#### STORED DATA ####

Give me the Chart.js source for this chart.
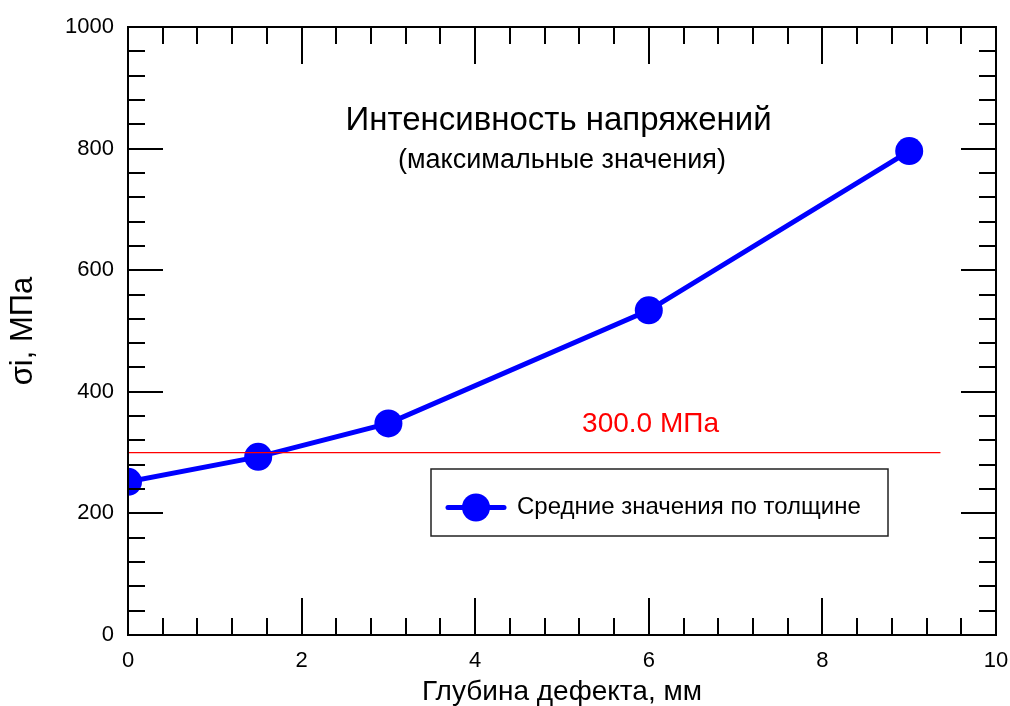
<!DOCTYPE html>
<html>
<head>
<meta charset="utf-8">
<script src="https://cdn.jsdelivr.net/npm/chart.js@4/dist/chart.umd.min.js"></script>
<style>
  html, body { margin: 0; padding: 0; background: #fff; }
  #wrap { width: 1010px; height: 706px; position: relative; }
</style>
</head>
<body>
<div id="wrap"><canvas id="chart"></canvas></div>
<script>
// Data
const depth = [0, 1.5, 3, 6, 9];
const stress = [252, 293, 348, 534, 796];
const limitX = [0, 9.36];
const limitY = [300, 300];
const xTicks = [0, 2, 4, 6, 8, 10];
const yTicks = [0, 200, 400, 600, 800, 1000];

const FONT = '"Liberation Sans", Arial, sans-serif';

// Inner ticks, frame, texts and legend
const decor = {
    id: 'decor',
    afterDatasetsDraw(chart) {
        const { ctx, chartArea: a, scales: { x, y } } = chart;
        ctx.save();
        ctx.strokeStyle = '#000';
        ctx.lineWidth = 2;

        // minor + major ticks on all four sides
        ctx.beginPath();
        for (let v = 0; v <= 10.0001; v += 0.4) {
            const px = Math.round(x.getPixelForValue(v));
            const major = Math.abs(v / 2 - Math.round(v / 2)) < 1e-6;
            const len = major ? 37 : 17;
            ctx.moveTo(px, a.bottom); ctx.lineTo(px, a.bottom - len);
            ctx.moveTo(px, a.top); ctx.lineTo(px, a.top + len);
        }
        for (let v = 0; v <= 1000.001; v += 40) {
            const py = Math.round(y.getPixelForValue(v));
            const major = v % 200 === 0;
            const len = major ? 35 : 17;
            ctx.moveTo(a.left, py); ctx.lineTo(a.left + len, py);
            ctx.moveTo(a.right, py); ctx.lineTo(a.right - len, py);
        }
        ctx.stroke();
        ctx.strokeRect(a.left, a.top, a.right - a.left, a.bottom - a.top);

        // titles inside plot
        ctx.fillStyle = '#000';
        ctx.textAlign = 'center';
        ctx.textBaseline = 'middle';
        ctx.font = '33px ' + FONT;
        ctx.fillText('Интенсивность напряжений', x.getPixelForValue(4.96), y.getPixelForValue(845));
        ctx.font = '27px ' + FONT;
        ctx.fillText('(максимальные значения)', x.getPixelForValue(5.0), y.getPixelForValue(780));

        ctx.fillStyle = '#ff0000';
        ctx.font = '28px ' + FONT;
        ctx.fillText('300.0 МПа', x.getPixelForValue(6.02), y.getPixelForValue(347));

        // legend box
        const lx = 431, ly = 469, lw = 457, lh = 67;
        ctx.fillStyle = '#fff';
        ctx.fillRect(lx, ly, lw, lh);
        ctx.lineWidth = 1.5;
        ctx.strokeStyle = '#222';
        ctx.strokeRect(lx, ly, lw, lh);
        const cy = ly + lh / 2 + 5;
        ctx.strokeStyle = '#0000ff';
        ctx.lineWidth = 5;
        ctx.lineCap = 'round';
        ctx.beginPath();
        ctx.moveTo(448, cy); ctx.lineTo(504, cy);
        ctx.stroke();
        ctx.fillStyle = '#0000ff';
        ctx.beginPath();
        ctx.arc(476, cy, 14, 0, Math.PI * 2);
        ctx.fill();
        ctx.fillStyle = '#000';
        ctx.textAlign = 'left';
        ctx.font = '24px ' + FONT;
        ctx.fillText('Средние значения по толщине', 517, cy);
        ctx.restore();
    }
};

new Chart(document.getElementById('chart'), {
    type: 'line',
    data: {
        datasets: [
            {
                label: '300 МПа',
                data: limitX.map((v, i) => ({ x: v, y: limitY[i] })),
                borderColor: '#ff0000',
                borderWidth: 1.2,
                pointRadius: 0,
                fill: false
            },
            {
                label: 'Средние значения по толщине',
                data: depth.map((v, i) => ({ x: v, y: stress[i] })),
                borderColor: '#0000ff',
                backgroundColor: '#0000ff',
                borderWidth: 5,
                pointRadius: 14,
                pointBorderWidth: 0,
                pointBackgroundColor: '#0000ff',
                fill: false,
                tension: 0
            }
        ]
    },
    options: {
        responsive: true,
        maintainAspectRatio: false,
        animation: false,
        layout: { padding: { top: 27, right: 14, left: 0, bottom: 0 } },
        plugins: {
            legend: { display: false },
            tooltip: { enabled: false }
        },
        scales: {
            x: {
                type: 'linear',
                min: 0,
                max: 10,
                afterFit: (s) => { s.height = 71; s.paddingLeft = 0; s.paddingRight = 0; },
                afterBuildTicks: (s) => { s.ticks = xTicks.map(v => ({ value: v })); },
                grid: { display: false, drawTicks: false },
                border: { display: false },
                ticks: { color: '#000', padding: 13, font: { family: FONT, size: 22 }, callback: v => String(v) },
                title: {
                    display: true,
                    text: 'Глубина дефекта, мм',
                    color: '#000',
                    padding: { top: 0, bottom: 0 },
                    font: { family: FONT, size: 28, lineHeight: 1 }
                }
            },
            y: {
                min: 0,
                max: 1000,
                afterFit: (s) => { s.width = 128; s.paddingTop = 0; s.paddingBottom = 0; },
                afterBuildTicks: (s) => { s.ticks = yTicks.map(v => ({ value: v })); },
                grid: { display: false, drawTicks: false },
                border: { display: false },
                ticks: { color: '#000', padding: 14, font: { family: FONT, size: 22 }, callback: v => String(v) },
                title: {
                    display: true,
                    text: 'σi, МПа',
                    color: '#000',
                    padding: { top: 5, bottom: 0 },
                    font: { family: FONT, size: 31, lineHeight: 1.2 }
                }
            }
        }
    },
    plugins: [decor]
});
</script>
</body>
</html>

####

Restate the material word for word from its first line through the line containing "ctx.lineWidth = 2;", both included; the pictures do not belong in it.

Give me the Chart.js source for this chart.
<!DOCTYPE html>
<html>
<head>
<meta charset="utf-8">
<script src="https://cdn.jsdelivr.net/npm/chart.js@4/dist/chart.umd.min.js"></script>
<style>
  html, body { margin: 0; padding: 0; background: #fff; }
  #wrap { width: 1010px; height: 706px; position: relative; }
</style>
</head>
<body>
<div id="wrap"><canvas id="chart"></canvas></div>
<script>
// Data
const depth = [0, 1.5, 3, 6, 9];
const stress = [252, 293, 348, 534, 796];
const limitX = [0, 9.36];
const limitY = [300, 300];
const xTicks = [0, 2, 4, 6, 8, 10];
const yTicks = [0, 200, 400, 600, 800, 1000];

const FONT = '"Liberation Sans", Arial, sans-serif';

// Inner ticks, frame, texts and legend
const decor = {
    id: 'decor',
    afterDatasetsDraw(chart) {
        const { ctx, chartArea: a, scales: { x, y } } = chart;
        ctx.save();
        ctx.strokeStyle = '#000';
        ctx.lineWidth = 2;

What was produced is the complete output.